Last month, the Court of Justice of the European Union (ECJ) issued a ruling on the scope of EU member states’ jurisdiction over internet services. In Football Dataco Ltd v. Sportradar GmbH, the ECJ considered a jurisdictional issue related to the Database Directive, but its opinion could have broader implications for how the EU considers internet jurisdictional issues.
The defendant operates sports betting websites. The defendant, operating its web servers out of Germany and Austria, served content to users throughout Europe. As part of its operations, the defendant pulled live sports data from UK soccer matches. Plaintiffs brought suit in the UK for infringement of their database rights to that live sports data, noting that UK users accessed defendant’s websites. Among other defenses, the defendant claimed that the UK court lacked jurisdiction.

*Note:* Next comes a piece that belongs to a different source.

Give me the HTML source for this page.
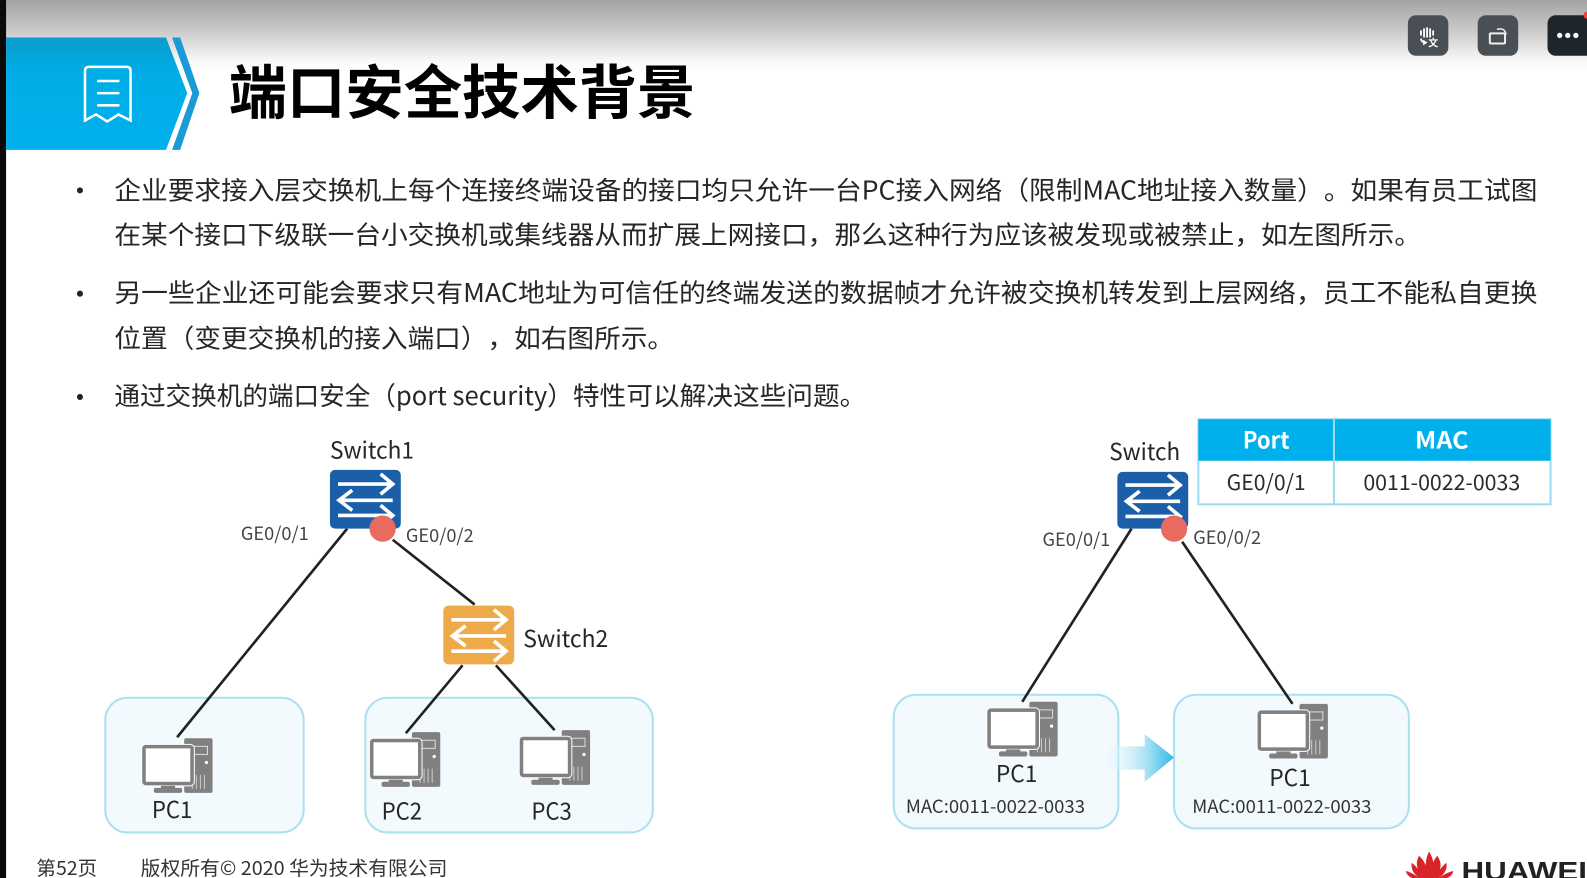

The parties disputed the theory under which to evaluate jurisdiction. Plaintiffs argued that the court should apply the “transmission theory,” under which a court’s jurisdiction extends to include the place where users interact with a website. Defendant countered that, under the “emission theory,” jurisdiction is limited to where the web servers are located.
The lower court referred two questions to the ECJ:
- whether the defendant had engaged in an act triggering liability under the Database Directive; and
- whether that act occurred in the member state where data originated, was received, or both.
After determining that defendant’s acts constituted a violation of plaintiffs’ rights under the Database Directive, the ECJ turned to the jurisdictional question. The court concluded that, at a minimum, the member state in which users received data could assert jurisdiction only if “the act [of transmitting data] discloses an intention on the part of the person performing the act to target members of the public in” that member state.
Although this decision was limited to the jurisdictional scope of the Database Directive, the same reasoning could be adopted by the EU more generally in focusing jurisdiction under the proposed EU data protection regulation. The current draft regulation would extend jurisdiction to data controllers anywhere in the world if they are engaged in “the processing of personal data of” EU data subjects for either “the offering of goods or services” or “the monitoring of their behavior.” The term “offering” may cover all websites which do not explicitly exclude EU citizens from their goods and services. The EU could instead focus jurisdiction on the idea of “targeting” in line with the reasoning of the ECJ opinion, thereby providing a limit to the jurisdictional reach of the proposed regulation. This would avoid applying EU data protection law indiscriminately to the entire internet, which the ECJ warned against in 2003 with regard to the existing Data Protection Directive.